The LiquiSonic on-line analyzers (e.g., LiquiSonic 40 ) from SensoTech GmbH (Magdeburg-Barleben, Germany), for example, provide this information through measurement of both conductivity and sonic velocity.
[0013] A suitable pH set point for controlling gas flow to the secondary neutralization zone is within a range from 4 to 12, (e.g., a pH set point of 4, 5, 6, 7, 8, 9, 10, 11, or 12 or a fractional pH value in this range), normally from 5 to 10, and often from 6 to 8. Depending on the average flow rate and acid gas concentration of the second portion of the gas stream to the secondary neutralization zone, relative to the neutralization capacity of this zone (e.g., based on the partially consumed neutralization solution flow rate and concentration entering
this zone, as well as the reservoir or standing level volume), it may be preferable to operate at a near neutral pH, although in some cases the pH may be more practically controlled at a point on the "flatter" portion of the titration curve. For example, controlling the degree of consumption, in the secondary neutralization zone, of a 4% by weight, partially consumed NaOH solution to 99% of complete consumption would correspond to controlling the pH of the secondary neutralization zone effluent with a pH set point of 12 (corresponding to a reduction in NaOH concentration from 4% by weight, at pH=14, to 0.04% by weight, at pH=12). A representative concentration set point for the secondary zone solution effluent is generally in the range from 0% to 1%, typically in the range from 0% to 0.5%, and often in the range from 0% to 0.1%, by weight.

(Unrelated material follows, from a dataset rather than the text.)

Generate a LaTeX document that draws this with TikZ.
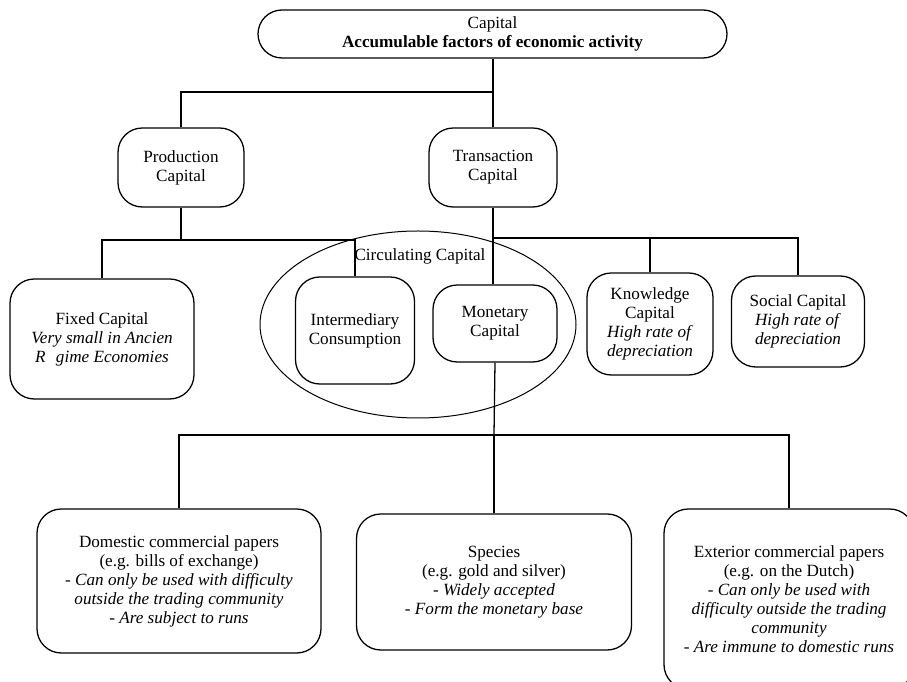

[0014] Further embodiments of the invention are directed to methods as described above, in which a gas effluent from the secondary neutralization zone (i.e., a secondary zone gas effluent) is contacted, together with the first portion of the gas stream comprising the acid gas, in the primary neutralization zone. The secondary zone gas effluent may therefore be mixed with the first portion of the gas stream, prior to entering the primary neutralization zone, or these gas streams may alternatively be introduced separately into this zone, for example, at different axial heights of a packed, vertical scrubber column depending on the relative acid gas concentrations in these gas streams. [0015] Normally, vapor-liquid contacting in both the primary and the secondary neutralization zones is carried out with countercurrent flows (i.e., downward liquid flow and upward gas flow), but it is recognized that a gas stream entering a neutralization zone could also be bubbled through a reservoir or standing level of neutralization solution, for example maintained using a level control loop. In other representative embodiments, the primary neutralization zone comprises a greater number of vapor-liquid contacting stages than the secondary neutralization zone, such that the latter zone acts as a final, incremental treatment zone that uses a minor portion of the gas stream to be treated to effect complete or nearly complete neutralization of the secondary zone solution effluent, as an effluent of the process. This minor portion may, for example, represent less than 40% (e.g., in the range from 5% to 35%) or less than 30% (e.g., in the range from 10% to 25%) of the flow of the gas stream treated according to methods described herein.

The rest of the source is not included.